Embodied Knowledges in Mexican Muralism

Embodied Knowledges combined a number of pairings: information vs matter, reason vs affect, mind vs body, worker vs labor, and individual vs collective. 

I found myself thinking about questions that involved these terms  reading more about the Mexican Muralist movement, particularly as I learned about some of the motivations behind the commissioning of the murals.  José Vasconcelos played an influential role in the cultural output after the Mexican Revolution, and his appointment as Minister of Public Education, saw his policy of Mestizaje manifest in some of the art produced.  Vasconcelos believed that European art was able to ‘rescue’ the Indian from their ‘undeveloped’ ways.  Works such as Diego Rivera’s Creation are evidence of this principal, which replaces any trace of the revolution or recent context in exchange for a European theme and composition.

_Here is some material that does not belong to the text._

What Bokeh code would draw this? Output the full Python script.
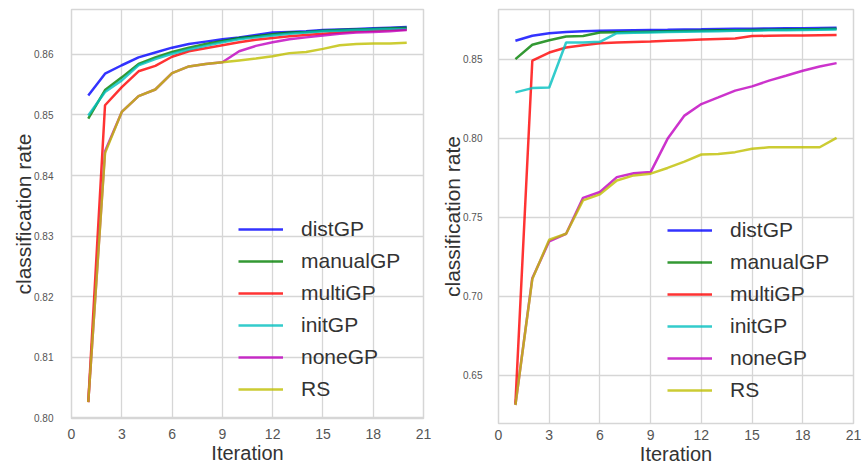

The work is described by Anreus, Greeley and Folgarait as “the principal symbol of Vasconcelos’ mystical nationalism – deliberately omitting any reference to the class violence of the Revolution, in order to give art a redemptive, regenerative role in post-Revolutionary Mexico.”

Despite the Mestizaje reasoning, the affect moved beyond Vasconcelos’ vision, as Muralism was and has continued to be distinctly linked with the Mexican cultural identity, thanks in large part to the pioneering works of Rivera, Orozco and Siqueiros.  And although the works were completed by individuals, and were often commissioned with an individual vision (such as Vasconcelos’) in mind, the murals very much served the collective population, primarily adorning public buildings in the earlier commissions.  Rivera’s mural shows some of the differences between reason and affect, and individual and collective.